Similarly, great lengths are often taken to ensure that ‘subito pianos’ are always after a down bow. It is certainly much more demanding to crescendo on an up bow and then play a quiet note at the heel – but the struggle is often exactly what the composer is after. We have to find a way to dissipate all the coiled up energy – which has implications for timing and sound that the easy solution eliminates.
|Beethoven String Quartet Op.132 1st movement - bars 192-194|
Q. So you’re not keen on making your life easy are you!
A. It depends on what believe is difficult. For example, it is easy to imagine that we have to always do an up bow after a down bow. But this is not the case! When we have that ‘magic bow’ feeling it becomes possible to do the next bow in the either direction without it feeling like a retake or a slur. To do this we just have to remember where the impulse comes from (often the upper arm) and simply ‘start again’. This is particularly useful in the inner parts where niggly cross string passages with various articulations are accompanying a tune that is being played freely. Dramatically, this technique can be used for the opening of Schubert’s ‘Death and the Maiden’ Quartet. No retake after the first note is necessary, the triplets are then played staccato in the upper half, and the up bow on the second bar leaves us with a terrific ‘up in the air’ feeling. Have a go, it really works!

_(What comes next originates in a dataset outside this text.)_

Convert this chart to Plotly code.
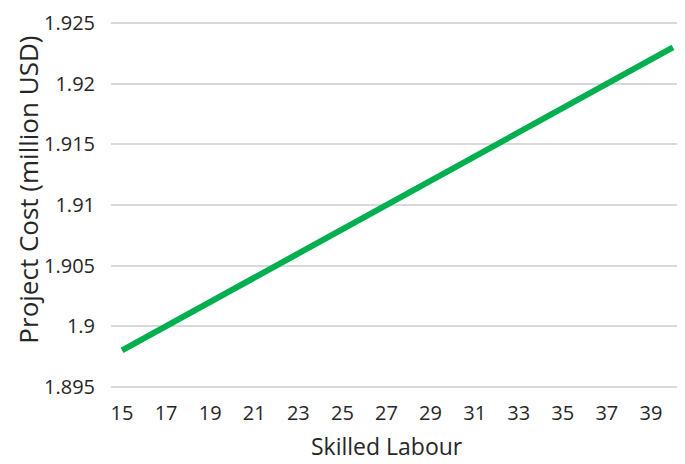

Q. So it seems that far from being anti-bowing, you are actually a bit of a bowing nut?
A. Yes, collecting and inventing unlikely bowings and bowing techniques could be seen as a life-long hobby. There is a perhaps apocryphal story about Sir Yehudi Menuhin playing the Brahms violin concerto where the opening few bars of the first violin solo were an almighty mess. Asked later what happened, he is reported to have explained ‘I just wanted to see if it would work to start on an up bow!’